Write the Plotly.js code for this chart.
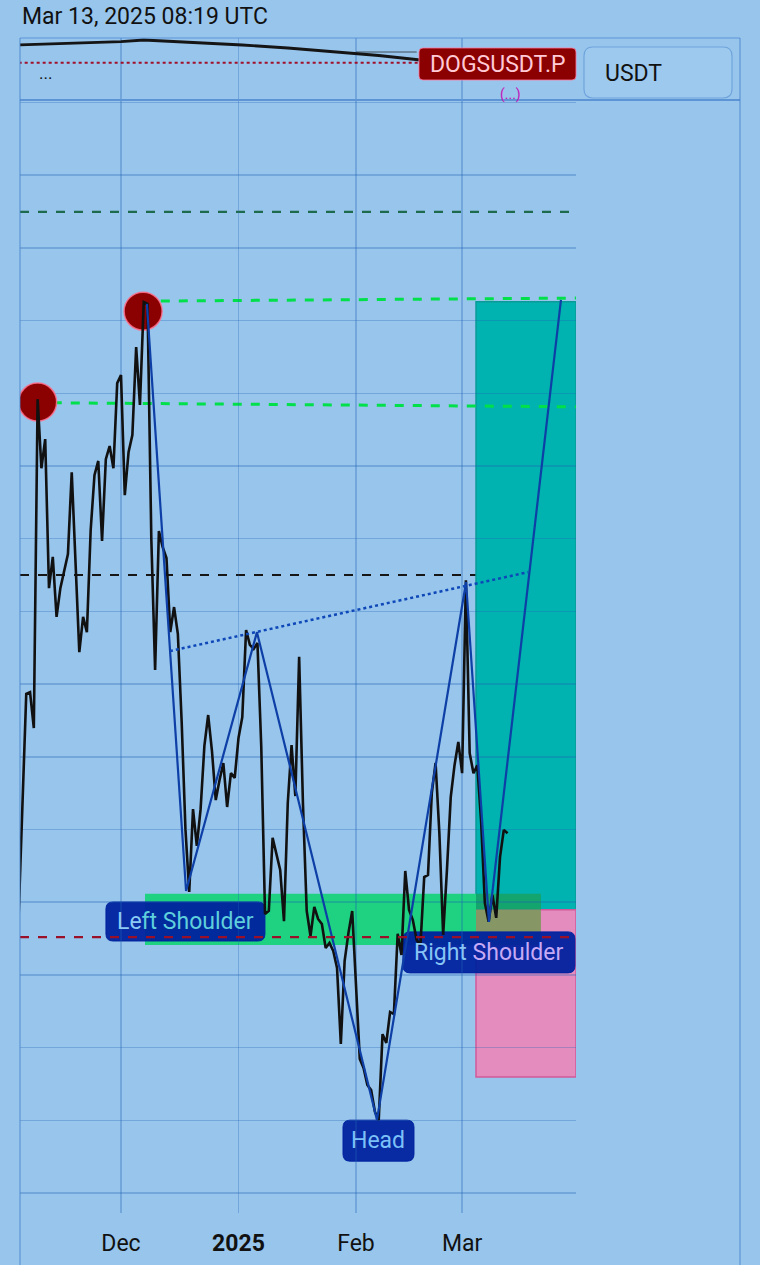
<!DOCTYPE html>
<html>
<head>
<meta charset="utf-8">
<script src="https://cdn.plot.ly/plotly-3.0.1.min.js"></script>
<style>
html,body{margin:0;padding:0;background:#98c5ec;}
#chart{width:760px;height:1265px;}
</style>
</head>
<body>
<div id="chart"></div>
<script>
// ---------- DATA (price in micro-USDT, i.e. x 1e-6) ----------
const dates = [
"2024-11-04","2024-11-06","2024-11-07","2024-11-08","2024-11-09","2024-11-10","2024-11-11","2024-11-12","2024-11-13","2024-11-14",
"2024-11-15","2024-11-17","2024-11-18","2024-11-20","2024-11-21","2024-11-22","2024-11-23","2024-11-24","2024-11-25","2024-11-26",
"2024-11-27","2024-11-28","2024-11-29","2024-11-30","2024-12-01","2024-12-02","2024-12-03","2024-12-04","2024-12-05","2024-12-06",
"2024-12-07","2024-12-08","2024-12-09","2024-12-10","2024-12-11","2024-12-12","2024-12-13","2024-12-14","2024-12-15","2024-12-16",
"2024-12-17","2024-12-18","2024-12-19","2024-12-20","2024-12-21","2024-12-22","2024-12-23","2024-12-24","2024-12-25","2024-12-26",
"2024-12-27","2024-12-28","2024-12-29","2024-12-30","2024-12-31","2025-01-01","2025-01-02","2025-01-03","2025-01-04","2025-01-05",
"2025-01-06","2025-01-07","2025-01-08","2025-01-09","2025-01-10","2025-01-12","2025-01-13","2025-01-14","2025-01-15","2025-01-16",
"2025-01-17","2025-01-18","2025-01-19","2025-01-20","2025-01-21","2025-01-22","2025-01-23","2025-01-24","2025-01-25","2025-01-26",
"2025-01-27","2025-01-28","2025-01-29","2025-01-30","2025-01-31","2025-02-01","2025-02-02","2025-02-03","2025-02-04","2025-02-05",
"2025-02-06","2025-02-07","2025-02-08","2025-02-09","2025-02-10","2025-02-11","2025-02-12","2025-02-13","2025-02-14","2025-02-15",
"2025-02-16","2025-02-17","2025-02-18","2025-02-19","2025-02-20","2025-02-21","2025-02-22","2025-02-23","2025-02-24","2025-02-25",
"2025-02-26","2025-02-27","2025-02-28","2025-03-01","2025-03-02","2025-03-03","2025-03-04","2025-03-05","2025-03-06","2025-03-07",
"2025-03-08","2025-03-09","2025-03-10","2025-03-11","2025-03-12","2025-03-13"];
const closes = [
176.5,237.3,237.8,227.9,318.4,299.4,307.4,266.4,275.0,258.5,
266.4,275.8,298.3,248.8,258.5,254.3,282.4,297.5,301.4,279.4,
301.9,305.5,299.4,322.8,325.0,292.0,303.9,308.5,332.7,316.8,
345.1,344.6,279.9,243.9,282.1,277.7,274.7,254.3,261.2,253.8,
229.8,200.1,182.8,205.6,195.5,205.6,223.0,231.5,221.6,208.1,
213.6,218.3,206.2,215.5,214.2,225.2,230.9,254.9,250.8,249.7,
251.3,223.0,176.8,177.6,197.7,188.9,174.8,207.3,223.2,209.2,
247.5,207.3,177.6,170.7,178.7,175.4,174.0,167.4,168.8,166.6,
161.9,141.0,163.8,171.5,177.6,158.0,136.9,134.4,129.7,128.3,
122.3,120.1,143.7,141.3,149.8,149.2,171.3,165.5,188.6,177.9,
175.1,169.6,168.2,186.9,187.5,210.0,218.3,199.0,171.0,188.9,
208.9,217.7,224.1,215.5,268.6,221.0,215.5,217.7,202.6,179.8,
174.6,182.0,175.7,192.4,199.9,199.0];

// pivot highs (red circles)
const pivotDates = ["2024-11-09","2024-12-06 20:00"];
const pivotValues = [317.6, 342.6];

// head & shoulders zigzag
const hsDates = ["2024-12-07 20:00","2024-12-18 04:00","2025-01-05 21:00","2025-02-06 13:00","2025-03-02 01:00","2025-03-08 02:00","2025-03-27 02:00"];
const hsValues = [344.6, 183.1, 254.3, 120.1, 268.1, 174.6, 345.7];

// neckline (dotted)
const neckDates = ["2024-12-13 22:00","2025-03-18 09:00"];
const neckValues = [249.1, 270.8];

// resistance lines (green dashed, slightly sloped)
const resUpperDates = ["2024-12-11 12:00","2025-03-31 01:00"];
const resUpperValues = [345.4, 346.2];
const resLowerDates = ["2024-11-13","2025-03-31 01:00"];
const resLowerValues = [317.4, 316.3];

// horizontal levels
const levelTop = 369.9;      // dark green dashed
const levelMid = 270.0;      // black dashed
const levelLow = 170.4;      // dark red dashed

// support zone (green box)
const zoneX = ["2024-12-07 08:00","2025-03-21 19:00"];
const zoneY = [168.2, 182.3];

// long position tool
const posX = ["2025-03-04 16:00","2025-03-31 01:12"];
const posTarget = 345.2;
const posEntry = 177.9;
const posStop = 131.9;

// pattern labels
const labelTexts = ["Left Shoulder","Right Shoulder","Head"];
const labelDates = ["2024-12-18 00:00","2025-03-08 02:00","2025-02-06 22:30"];
const labelValues = [174.7, 166.2, 114.4];

// navigator overview
const miniDates = ["2024-11-04","2024-11-15","2024-12-01","2024-12-07","2024-12-19","2025-01-02","2025-01-14","2025-01-27","2025-02-07","2025-02-18"];
const miniValues = [55, 56.5, 58.3, 60, 58, 55, 52, 48.3, 44.5, 40];

// axis ticks
const tickVals = ["2024-12-01","2025-01-01","2025-02-01","2025-03-01"];
const tickText = ["Dec","<b>2025</b>","Feb","Mar"];

// ---------- STYLE ----------
const BG = "#98c5ec";
const GRID = "rgba(30,100,180,0.3)";
const FONT = "Roboto, 'Noto Sans', sans-serif";

function rr(w,h,r){
  const a=w/2,b=h/2;
  return `M ${-a+r},${-b} L ${a-r},${-b} Q ${a},${-b} ${a},${-b+r} L ${a},${b-r} Q ${a},${b} ${a-r},${b} L ${-a+r},${b} Q ${-a},${b} ${-a},${b-r} L ${-a},${-b+r} Q ${-a},${-b} ${-a+r},${-b} Z`;
}

const traces = [
  {x: miniDates, y: miniValues, xaxis:"x2", yaxis:"y2", mode:"lines",
   line:{color:"#151515", width:2.8}, hoverinfo:"skip", showlegend:false},
  {x: pivotDates, y: pivotValues, mode:"markers",
   marker:{size:38, color:"#8b0000", line:{color:"rgba(255,110,140,0.85)", width:1.5}},
   hoverinfo:"skip", showlegend:false},
  {x: dates, y: closes, mode:"lines", line:{color:"#111111", width:2.6},
   showlegend:false, hoverinfo:"x+y"},
  {x: hsDates, y: hsValues, mode:"lines", line:{color:"#0d3fa6", width:2.2},
   showlegend:false, hoverinfo:"skip"},
  {x: neckDates, y: neckValues, mode:"lines", line:{color:"#0d47b8", width:2.5, dash:"dot"},
   showlegend:false, hoverinfo:"skip"}
];

const shapes = [];
// position tool boxes
shapes.push({type:"rect", xref:"x", yref:"y", x0:posX[0], x1:posX[1], y0:posEntry, y1:posTarget,
  fillcolor:"#00b2b0", line:{color:"#0a9a98", width:1.5}, layer:"below"});
shapes.push({type:"rect", xref:"x", yref:"y", x0:posX[0], x1:posX[1], y0:posStop, y1:posEntry,
  fillcolor:"#e48cbe", line:{color:"#cf5a9a", width:1.5}, layer:"below"});
// support zone, split where it overlaps the position boxes
const zoneSplit = posX[0];
shapes.push({type:"rect", xref:"x", yref:"y", x0:zoneX[0], x1:zoneSplit, y0:zoneY[0], y1:zoneY[1],
  fillcolor:"#1ed282", line:{width:0}, layer:"below"});
shapes.push({type:"rect", xref:"x", yref:"y", x0:zoneSplit, x1:zoneX[1], y0:Math.max(zoneY[0],posEntry), y1:zoneY[1],
  fillcolor:"#14a46e", line:{width:0}, layer:"below"});
shapes.push({type:"rect", xref:"x", yref:"y", x0:zoneSplit, x1:zoneX[1], y0:zoneY[0], y1:Math.min(zoneY[1],posEntry),
  fillcolor:"#869664", line:{width:0}, layer:"below"});
// label boxes
const boxW = [159, 172, 71], boxH = [39, 41, 41];
for (let i=0;i<labelTexts.length;i++){
  shapes.push({type:"path", xref:"x", yref:"y", xsizemode:"pixel", ysizemode:"pixel",
    xanchor:labelDates[i], yanchor:labelValues[i], path:rr(boxW[i],boxH[i],7),
    fillcolor:"rgba(0,34,158,0.95)", line:{color:"rgba(0,34,158,0.95)", width:1}, layer:"below"});
}
// levels
shapes.push({type:"line", xref:"x domain", yref:"y", x0:0, x1:1, y0:levelTop, y1:levelTop,
  line:{color:"#1d6a4c", width:2.2, dash:"dash"}, layer:"below"});
shapes.push({type:"line", xref:"x domain", yref:"y", x0:0, x1:1, y0:levelMid, y1:levelMid,
  line:{color:"#161616", width:2, dash:"dash"}, layer:"below"});
shapes.push({type:"line", xref:"x domain", yref:"y", x0:0, x1:1, y0:levelLow, y1:levelLow,
  line:{color:"#9a1028", width:2.2, dash:"dash"}, layer:"above"});
shapes.push({type:"line", xref:"x", yref:"y", x0:resUpperDates[0], x1:resUpperDates[1], y0:resUpperValues[0], y1:resUpperValues[1],
  line:{color:"#00e04a", width:3, dash:"dash"}, layer:"below"});
shapes.push({type:"line", xref:"x", yref:"y", x0:resLowerDates[0], x1:resLowerDates[1], y0:resLowerValues[0], y1:resLowerValues[1],
  line:{color:"#00e04a", width:3, dash:"dash"}, layer:"below"});
// navigator extras
shapes.push({type:"line", xref:"x2", yref:"y2", x0:miniDates[0], x1:miniDates[miniDates.length-1], y0:37.3, y1:37.3,
  line:{color:"#a0102a", width:2, dash:"dot"}});
shapes.push({type:"line", xref:"x2", yref:"y2", x0:"2025-02-01", x1:"2025-02-17", y0:48, y1:48,
  line:{color:"rgba(30,30,30,0.7)", width:1}});
// frame lines
shapes.push({type:"line", xref:"paper", yref:"paper", x0:0, x1:1, y0:1, y1:1, line:{color:"rgba(80,140,210,0.55)", width:1.5}});
shapes.push({type:"line", xref:"paper", yref:"paper", x0:0, x1:1, y0:0.94723, y1:0.94723, line:{color:"#5c94d6", width:2}});
shapes.push({type:"line", xref:"paper", yref:"paper", x0:0, x1:0, y0:-0.0443, y1:1, line:{color:"rgba(70,130,200,0.55)", width:1.5}});
shapes.push({type:"line", xref:"paper", yref:"paper", x0:1, x1:1, y0:-0.0443, y1:1, line:{color:"rgba(70,130,200,0.55)", width:1.5}});
// symbol tag & currency button
shapes.push({type:"path", xref:"paper", yref:"paper", xsizemode:"pixel", ysizemode:"pixel",
  xanchor:0.66319, yanchor:0.97787, path:rr(157,32,4), fillcolor:"#8b0000", line:{color:"rgba(255,120,160,0.8)", width:1}});
shapes.push({type:"path", xref:"paper", yref:"paper", xsizemode:"pixel", ysizemode:"pixel",
  xanchor:0.88611, yanchor:0.97064, path:rr(148,51,9), fillcolor:"rgba(160,204,240,0.6)", line:{color:"rgba(100,155,215,0.8)", width:1.2}});

const labelColors = [
  '<span style="color:#8ccaf5">Le</span><span style="color:#5fcfdc">ft Shoulder</span>',
  '<span style="color:#86c4f5">Right </span><span style="color:#c6aaf6">Shoulder</span>',
  '<span style="color:#7cc0f8">Head</span>'
];
const annotations = [];
for (let i=0;i<labelTexts.length;i++){
  annotations.push({x:labelDates[i], y:labelValues[i], xref:"x", yref:"y", text:labelColors[i] || labelTexts[i],
    showarrow:false, xanchor:"center", yanchor:"middle", font:{family:FONT, size:23, color:"#8ccaf5"}});
}
annotations.push({xref:"paper", yref:"paper", x:0, y:1.0187, xanchor:"left", yanchor:"middle",
  text:"Mar 13, 2025 08:19 UTC", showarrow:false, font:{family:FONT, size:23, color:"#111"}});
annotations.push({xref:"paper", yref:"paper", x:0.0354, y:0.9702, xanchor:"center", yanchor:"middle",
  text:"...", showarrow:false, font:{family:FONT, size:17, color:"#111"}});
annotations.push({xref:"paper", yref:"paper", x:0.66319, y:0.97787, xanchor:"center", yanchor:"middle",
  text:"DOGSUSDT.P", showarrow:false, font:{family:FONT, size:23, color:"#ffc9d6"}});
annotations.push({xref:"paper", yref:"paper", x:0.80972, y:0.9702, xanchor:"left", yanchor:"middle",
  text:"USDT", showarrow:false, font:{family:FONT, size:23, color:"#111"}});
annotations.push({xref:"paper", yref:"paper", x:0.68056, y:0.9515, xanchor:"center", yanchor:"middle",
  text:"(...)", showarrow:false, font:{family:FONT, size:14, color:"#c414b8"}});

const layout = {
  width:760, height:1265,
  margin:{l:20, r:20, t:38, b:52, pad:0},
  paper_bgcolor:BG, plot_bgcolor:BG,
  showlegend:false,
  font:{family:FONT, size:23, color:"#111"},
  xaxis:{type:"date", domain:[0,0.77222], anchor:"y",
    range:["2024-11-04 08:24","2025-03-31 01:12"],
    tickmode:"array", tickvals:tickVals, ticktext:tickText,
    showgrid:true, gridcolor:GRID, gridwidth:1.5, zeroline:false, showline:false,
    ticks:"outside", ticklen:9, tickcolor:"rgba(0,0,0,0)",
    tickfont:{family:FONT, size:23, color:"#111"}, automargin:false, fixedrange:true},
  yaxis:{domain:[0,0.94723], anchor:"x", range:[94.5,400.7],
    tick0:100, dtick:20, showgrid:true, gridcolor:GRID, gridwidth:1.5,
    showticklabels:false, zeroline:false, showline:false, ticks:"", automargin:false, fixedrange:true},
  xaxis2:{type:"date", domain:[0,1], anchor:"y2",
    range:["2024-11-04 08:24","2025-05-13 07:00"],
    tickmode:"array", tickvals:tickVals, showticklabels:false,
    showgrid:true, gridcolor:GRID, gridwidth:1.5, zeroline:false, showline:false, ticks:"", fixedrange:true},
  yaxis2:{domain:[0.94723,1], anchor:"x2", range:[0,62],
    showgrid:false, showticklabels:false, zeroline:false, showline:false, ticks:"", fixedrange:true},
  shapes:shapes,
  annotations:annotations
};

Plotly.newPlot("chart", traces, layout, {displayModeBar:false, staticPlot:true});
</script>
</body>
</html>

══════════════════════════════

[Required task]
State how many lines of the listing above include the word "chart". Give nothing but the number.

[Answer to the task]
4